Personal information
- Born: Cristóbal Guillermo Henríquez Villagra 7 August 1996 (age 29) La Florida, Chile

Chess career
- Country: Chile
- Title: Grandmaster (2017)
- FIDE rating: 2603 (July 2026)
- Peak rating: 2630 (September 2023)

= Cristóbal Henríquez Villagra =

Chilean chess grandmaster (born 1996)

Cristóbal Guillermo Henríquez Villagra (born 7 August 1996) is a Chilean chess player. He was awarded the Grandmaster title by FIDE in 2017, at the age of 20.

==Career==
He was awarded the title of International Master following his win in the 2013 Pan-American Youth chess championship in Brazil.

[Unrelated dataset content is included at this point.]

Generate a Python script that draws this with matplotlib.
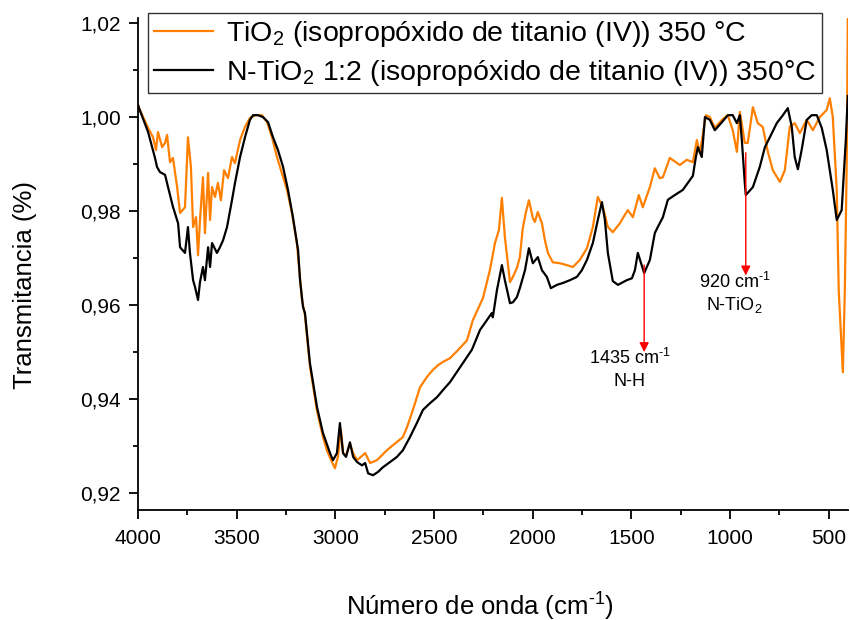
import matplotlib
matplotlib.use("Agg")
import matplotlib.pyplot as plt
from matplotlib.ticker import MultipleLocator, FuncFormatter

plt.rcParams['font.family'] = ['Liberation Sans', 'DejaVu Sans']
plt.rcParams['mathtext.fontset'] = 'custom'
plt.rcParams['mathtext.rm'] = 'Liberation Sans'

# FTIR spectra, wavenumber (cm-1) vs transmittance
wn_n = [4000, 3995, 3949, 3914, 3904, 3889, 3863, 3848, 3823, 3797, 3787, 3762, 3747, 3737,
        3721, 3711, 3696, 3686, 3671, 3661, 3645, 3635, 3625, 3600, 3585, 3569, 3549, 3524,
        3509, 3483, 3458, 3433, 3417, 3392, 3367, 3341, 3316, 3291, 3265, 3240, 3215, 3189,
        3179, 3164, 3154, 3129, 3093, 3063, 3027, 3012, 2992, 2977, 2961, 2946, 2926, 2910,
        2890, 2865, 2849, 2834, 2809, 2784, 2759, 2723, 2688, 2658, 2622, 2587, 2556, 2521,
        2485, 2455, 2419, 2308, 2267, 2207, 2202, 2181, 2156, 2141, 2115, 2100, 2080, 2065,
        2039, 2019, 1999, 1974, 1953, 1928, 1908, 1877, 1847, 1811, 1776, 1751, 1725, 1695,
        1670, 1649, 1634, 1619, 1594, 1568, 1523, 1497, 1482, 1467, 1435, 1406, 1381, 1366,
        1340, 1315, 1280, 1239, 1188, 1173, 1163, 1143, 1127, 1102, 1077, 1041, 1011, 986,
        965, 950, 940, 925, 920, 884, 849, 823, 798, 763, 732, 707, 687, 672, 656, 636, 611,
        586, 560, 535, 510, 479, 459, 434, 413, 403]
tr_n = [1.0026, 1.0019, 0.9968, 0.9913, 0.9894, 0.9883, 0.9877, 0.9851, 0.9809, 0.9774,
        0.9723, 0.9711, 0.9766, 0.9711, 0.9653, 0.9638, 0.9611, 0.9649, 0.9681, 0.9653,
        0.9723, 0.9681, 0.9732, 0.9711, 0.9723, 0.9738, 0.9766, 0.9823, 0.9859, 0.9915,
        0.9957, 0.9994, 1.0004, 1.0004, 1.0000, 0.9989, 0.9957, 0.9930, 0.9894, 0.9845,
        0.9787, 0.9717, 0.9653, 0.9596, 0.9583, 0.9477, 0.9383, 0.9328, 0.9285, 0.9270,
        0.9285, 0.9349, 0.9285, 0.9277, 0.9308, 0.9277, 0.9266, 0.9259, 0.9264, 0.9242,
        0.9238, 0.9245, 0.9255, 0.9266, 0.9277, 0.9291, 0.9319, 0.9349, 0.9377, 0.9391,
        0.9404, 0.9419, 0.9436, 0.9505, 0.9547, 0.9583, 0.9574, 0.9632, 0.9685, 0.9653,
        0.9604, 0.9606, 0.9617, 0.9636, 0.9674, 0.9721, 0.9689, 0.9702, 0.9674, 0.9660,
        0.9636, 0.9643, 0.9647, 0.9653, 0.9660, 0.9674, 0.9696, 0.9732, 0.9781, 0.9819,
        0.9781, 0.9711, 0.9651, 0.9643, 0.9653, 0.9657, 0.9674, 0.9711, 0.9668, 0.9696,
        0.9753, 0.9766, 0.9787, 0.9824, 0.9834, 0.9845, 0.9875, 0.9915, 0.9936, 0.9915,
        1.0000, 0.9994, 0.9972, 0.9989, 1.0004, 1.0004, 0.9987, 1.0004, 0.9951, 0.9860,
        0.9834, 0.9851, 0.9894, 0.9936, 0.9957, 0.9987, 1.0004, 1.0019, 0.9979, 0.9915,
        0.9889, 0.9932, 0.9994, 1.0004, 1.0004, 0.9977, 0.9930, 0.9845, 0.9781, 0.9802,
        0.9951, 1.0045]

wn_t = [4000, 3995, 3949, 3924, 3909, 3899, 3878, 3863, 3853, 3838, 3823, 3802, 3787, 3762,
        3747, 3732, 3721, 3706, 3696, 3686, 3671, 3661, 3645, 3635, 3625, 3610, 3595, 3580,
        3564, 3544, 3524, 3509, 3483, 3458, 3433, 3407, 3372, 3346, 3321, 3296, 3271, 3245,
        3220, 3195, 3169, 3154, 3129, 3093, 3063, 3043, 3017, 3002, 2987, 2972, 2961, 2946,
        2926, 2910, 2890, 2849, 2824, 2789, 2739, 2708, 2658, 2637, 2607, 2571, 2536, 2506,
        2480, 2455, 2419, 2379, 2333, 2303, 2252, 2217, 2191, 2171, 2156, 2141, 2115, 2100,
        2080, 2065, 2050, 2034, 2019, 1999, 1989, 1974, 1953, 1938, 1923, 1898, 1862, 1827,
        1796, 1761, 1725, 1695, 1670, 1644, 1619, 1594, 1558, 1543, 1518, 1492, 1462, 1442,
        1406, 1381, 1356, 1340, 1305, 1254, 1219, 1188, 1168, 1153, 1122, 1102, 1077, 1041,
        1011, 986, 965, 950, 925, 910, 884, 859, 834, 808, 783, 747, 722, 697, 672, 646, 611,
        580, 545, 510, 494, 479, 459, 449, 428, 418, 408, 403, 398]
tr_t = [1.0026, 1.0019, 0.9977, 0.9957, 0.9930, 0.9968, 0.9936, 0.9945, 0.9962, 0.9904,
        0.9913, 0.9851, 0.9796, 0.9808, 0.9957, 0.9894, 0.9766, 0.9787, 0.9706, 0.9781,
        0.9872, 0.9753, 0.9881, 0.9781, 0.9851, 0.9830, 0.9860, 0.9823, 0.9887, 0.9870,
        0.9915, 0.9902, 0.9951, 0.9979, 0.9998, 1.0004, 1.0004, 0.9989, 0.9957, 0.9915,
        0.9881, 0.9845, 0.9796, 0.9732, 0.9611, 0.9578, 0.9470, 0.9375, 0.9320, 0.9291,
        0.9266, 0.9253, 0.9277, 0.9335, 0.9285, 0.9280, 0.9305, 0.9285, 0.9270, 0.9285,
        0.9264, 0.9270, 0.9291, 0.9302, 0.9319, 0.9340, 0.9377, 0.9425, 0.9447, 0.9462,
        0.9472, 0.9479, 0.9487, 0.9504, 0.9525, 0.9568, 0.9615, 0.9674, 0.9732, 0.9760,
        0.9828, 0.9745, 0.9649, 0.9660, 0.9679, 0.9702, 0.9764, 0.9798, 0.9823, 0.9785,
        0.9777, 0.9798, 0.9774, 0.9738, 0.9711, 0.9691, 0.9689, 0.9685, 0.9681, 0.9696,
        0.9721, 0.9766, 0.9830, 0.9808, 0.9766, 0.9755, 0.9774, 0.9785, 0.9802, 0.9787,
        0.9834, 0.9808, 0.9851, 0.9891, 0.9870, 0.9872, 0.9913, 0.9898, 0.9909, 0.9904,
        0.9951, 0.9923, 1.0004, 1.0000, 0.9977, 0.9994, 1.0004, 0.9972, 0.9926, 1.0011,
        0.9945, 0.9945, 1.0021, 0.9987, 0.9979, 0.9926, 0.9887, 0.9862, 0.9887, 0.9979,
        0.9987, 0.9966, 0.9994, 0.9972, 1.0000, 1.0015, 1.0040, 1.0000, 0.9845, 0.9632,
        0.9457, 0.9632, 0.9915, 1.0210, 1.0300]

label_t = r'TiO$_2$ (isopropóxido de titanio (IV)) 350 °C'
label_n = r'N-TiO$_2$ 1:2 (isopropóxido de titanio (IV)) 350°C'
inv_cm = r'cm$^{\text{-}1}$'

fig = plt.figure(figsize=(8.5, 6.2), dpi=100)
ax = fig.add_axes([0.1624, 0.1774, 0.835, 0.793])

ax.plot(wn_t, tr_t, color='#FF8000', lw=1.6, label=label_t)
ax.plot(wn_n, tr_n, color='black', lw=1.6, label=label_n)

ax.set_xlim(4000, 403)
ax.set_ylim(0.9164, 1.021)

ax.xaxis.set_major_locator(MultipleLocator(500))
ax.xaxis.set_minor_locator(MultipleLocator(250))
ax.yaxis.set_major_locator(MultipleLocator(0.02))
ax.yaxis.set_minor_locator(MultipleLocator(0.01))
ax.yaxis.set_major_formatter(FuncFormatter(lambda v, p: f'{v:.2f}'.replace('.', ',')))

for s in ['top', 'right']:
    ax.spines[s].set_visible(False)
for s in ['left', 'bottom']:
    ax.spines[s].set_linewidth(1.3)
ax.tick_params(which='major', direction='out', length=6.5, width=1.3, labelsize=15)
ax.tick_params(axis='x', which='major', pad=7)
ax.tick_params(axis='y', which='major', pad=6)
ax.tick_params(which='minor', direction='out', length=3.5, width=1.3)

ax.set_xlabel('Número de onda (' + inv_cm + ')', fontsize=18.5)
ax.set_ylabel('Transmitancia (%)', fontsize=18.5)
ax.xaxis.set_label_coords(0.482, -0.16)
ax.yaxis.set_label_coords(-0.143, 0.457)

# band markers
arrow = dict(arrowstyle='-|>', color='red', lw=1.0, mutation_scale=14)
ax.annotate('', xy=(1435, 0.9494), xytext=(1435, 0.9691), arrowprops=arrow)
ax.text(1508, 0.9487, '1435 ' + inv_cm, ha='center', va='center', fontsize=13)
ax.text(1508, 0.9437, 'N-H', ha='center', va='center', fontsize=13)
ax.annotate('', xy=(920, 0.9657), xytext=(920, 0.9930), arrowprops=arrow)
ax.text(976, 0.9650, '920 ' + inv_cm, ha='center', va='center', fontsize=13)
ax.text(976, 0.9600, 'N-TiO$_2$', ha='center', va='center', fontsize=13)

leg = ax.legend(loc='upper left', bbox_to_anchor=(0.014, 1.01), borderaxespad=0,
                fontsize=20.5, frameon=True, fancybox=False, handlelength=2.1,
                handletextpad=0.45, borderpad=0.2, labelspacing=0.3)
leg.get_frame().set_edgecolor('black')
leg.get_frame().set_linewidth(1.0)

fig.savefig('out.png', dpi=100)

He was runner-up in the 2014 Chilean championship, and won it in 2015. Henríquez Villagra won the 2014 Pan American junior championship. He played third board for Chile at the 2014 Chess Olympiad in Tromsø, Norway, scoring 6.5/9. In the 2014 World Under-18 championship he finished in a tie for third.

In 2015 he finished in a tie for second at the FIDE zonal in Asunción, then won the playoff against three Grandmasters to qualify for the FIDE World Cup in September of that year. At this event, he caused a major upset in the first round by defeating leading grandmaster Boris Gelfand in the rapid play-off.

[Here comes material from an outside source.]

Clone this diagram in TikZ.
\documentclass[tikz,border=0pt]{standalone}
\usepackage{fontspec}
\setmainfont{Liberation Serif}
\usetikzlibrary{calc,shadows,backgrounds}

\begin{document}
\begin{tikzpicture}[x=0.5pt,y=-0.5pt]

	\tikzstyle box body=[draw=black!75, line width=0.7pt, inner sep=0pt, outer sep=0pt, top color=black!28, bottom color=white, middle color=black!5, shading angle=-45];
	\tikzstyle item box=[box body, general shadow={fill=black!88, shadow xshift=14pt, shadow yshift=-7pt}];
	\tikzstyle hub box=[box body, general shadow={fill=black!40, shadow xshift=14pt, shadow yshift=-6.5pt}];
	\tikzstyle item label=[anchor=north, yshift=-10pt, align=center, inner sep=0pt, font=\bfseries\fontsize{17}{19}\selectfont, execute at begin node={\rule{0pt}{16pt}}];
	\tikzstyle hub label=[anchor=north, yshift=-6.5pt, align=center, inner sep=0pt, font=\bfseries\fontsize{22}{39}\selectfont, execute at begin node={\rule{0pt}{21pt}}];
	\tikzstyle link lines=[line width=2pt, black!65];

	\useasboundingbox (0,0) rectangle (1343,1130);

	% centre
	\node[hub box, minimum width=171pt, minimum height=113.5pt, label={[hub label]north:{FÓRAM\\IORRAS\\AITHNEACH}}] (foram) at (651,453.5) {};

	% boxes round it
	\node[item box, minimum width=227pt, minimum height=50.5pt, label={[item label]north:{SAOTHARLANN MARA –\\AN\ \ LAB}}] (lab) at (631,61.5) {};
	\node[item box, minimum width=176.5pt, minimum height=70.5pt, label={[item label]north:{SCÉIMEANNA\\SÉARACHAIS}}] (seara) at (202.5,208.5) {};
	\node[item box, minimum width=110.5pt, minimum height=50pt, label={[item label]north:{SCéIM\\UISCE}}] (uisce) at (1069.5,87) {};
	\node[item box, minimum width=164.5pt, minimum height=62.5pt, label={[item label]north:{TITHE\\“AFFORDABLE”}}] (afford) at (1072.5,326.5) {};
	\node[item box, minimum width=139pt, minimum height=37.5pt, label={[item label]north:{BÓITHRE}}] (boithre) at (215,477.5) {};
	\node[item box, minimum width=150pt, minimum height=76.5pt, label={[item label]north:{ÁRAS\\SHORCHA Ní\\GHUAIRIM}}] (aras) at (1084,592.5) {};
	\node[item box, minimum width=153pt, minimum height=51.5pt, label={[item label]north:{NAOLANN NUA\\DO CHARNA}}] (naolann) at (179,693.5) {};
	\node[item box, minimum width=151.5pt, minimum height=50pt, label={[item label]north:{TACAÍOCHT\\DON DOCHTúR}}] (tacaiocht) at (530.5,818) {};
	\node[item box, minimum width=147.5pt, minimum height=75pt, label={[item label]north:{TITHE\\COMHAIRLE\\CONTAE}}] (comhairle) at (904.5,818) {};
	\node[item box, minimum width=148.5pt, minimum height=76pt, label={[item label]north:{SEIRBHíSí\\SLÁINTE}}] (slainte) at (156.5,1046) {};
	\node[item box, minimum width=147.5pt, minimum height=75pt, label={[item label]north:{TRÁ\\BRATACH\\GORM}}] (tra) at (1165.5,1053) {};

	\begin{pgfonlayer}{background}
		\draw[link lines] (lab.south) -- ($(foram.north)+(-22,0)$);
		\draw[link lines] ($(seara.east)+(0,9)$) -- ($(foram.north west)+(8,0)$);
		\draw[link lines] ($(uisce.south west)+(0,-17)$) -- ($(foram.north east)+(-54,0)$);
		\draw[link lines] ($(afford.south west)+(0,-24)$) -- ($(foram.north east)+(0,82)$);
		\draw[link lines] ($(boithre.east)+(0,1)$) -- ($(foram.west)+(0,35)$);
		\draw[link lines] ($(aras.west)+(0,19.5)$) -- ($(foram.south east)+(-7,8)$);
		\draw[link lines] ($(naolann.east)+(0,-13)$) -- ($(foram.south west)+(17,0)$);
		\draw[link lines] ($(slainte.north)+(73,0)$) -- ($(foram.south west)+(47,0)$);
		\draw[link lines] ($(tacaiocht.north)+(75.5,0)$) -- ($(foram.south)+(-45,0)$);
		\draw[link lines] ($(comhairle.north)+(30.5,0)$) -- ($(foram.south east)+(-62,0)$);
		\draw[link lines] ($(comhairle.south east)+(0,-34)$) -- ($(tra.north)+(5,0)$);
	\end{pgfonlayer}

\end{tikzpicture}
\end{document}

In the 6th Arica Open in 2019 he tied 2nd-8th place with Jose Eduardo Martinez Alcantara, Deivy Vera Siguenas, Renato R. Quintiliano Pinto, Nikita Petrov, Salvador Alonso, and Diego Saul Rod Flores Quillas.

He was awarded the Grandmaster title in March 2017.

In November 2025, at the Chess World Cup 2025 he advanced to the second round after eliminating International Master Uurtsaikh Agibileg, but was defeated by Alexey Sarana in the second round.